JRSA Staff Deliver Webinar on Adapting Evidence-Based Practices

JRSA Forum. June 2013. Volume 31, Number 2.

In partnership with the Office of Juvenile Justice and Delinquency Prevention (OJJDP), JRSA staff members Stan Orchowsky, Carrie Williamson, and Shawn Flower delivered a webinar on April 25 entitled Making What Works Work for You: Evidence-Based Components and Adaptation. The webinar is part of the ongoing efforts of JRSA's OJJDP-funded National Juvenile Justice Evaluation Center (NJJEC) to improve the evaluation capacity of states, localities, and tribes and facilitate the use of evidence-based practices. NJJEC staff use webinars to provide OJJDP grantees with training in a cost-effective and convenient way.

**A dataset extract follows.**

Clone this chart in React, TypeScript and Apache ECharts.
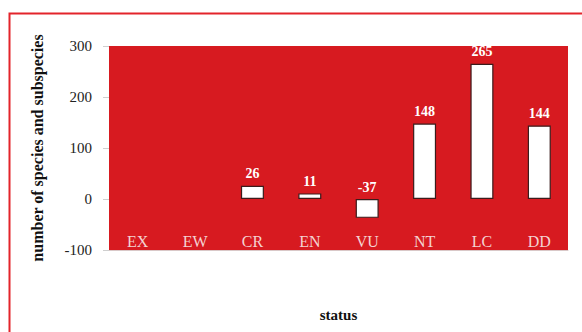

The purpose of the webinar was to discuss how state and local service providers can use evidence-based strategies in their own local contexts, and determine when and how it might be appropriate to make modifications to "name brand" evidence-based practices. Presenters discussed using resources like CrimeSolutions.gov, OJJDP's Model Programs Guide, and the Substance Abuse and Mental Health Administration (SAMHSA)'s National Registry of Evidence-Based Programs and Practices to shape local programs and practices using techniques that have been demonstrated to be effective.

The discussion reviewed some of the advantages of a components-based approach to evidence-based practice. A components-based approach uses techniques like motivational interviewing, mentoring, risk assessment, and cognitive-behavioral therapy that are employed by model programs, and is often easier to work into current practice or organizational structure and easier to scale up or down.

The presentation included a discussion of ways to adapt evidence-based program plans for a specific organization, problem, or target population. Panelists emphasized that more knowledge is needed to understand which program activities are essential and which can be modified, and that it is important for practitioners to collect good performance measure data to understand the effect of any changes made to an evidence-based program plan. The discussion included ways to apply these concepts to address a newly identified problem or target population, or to improve current programs and practices.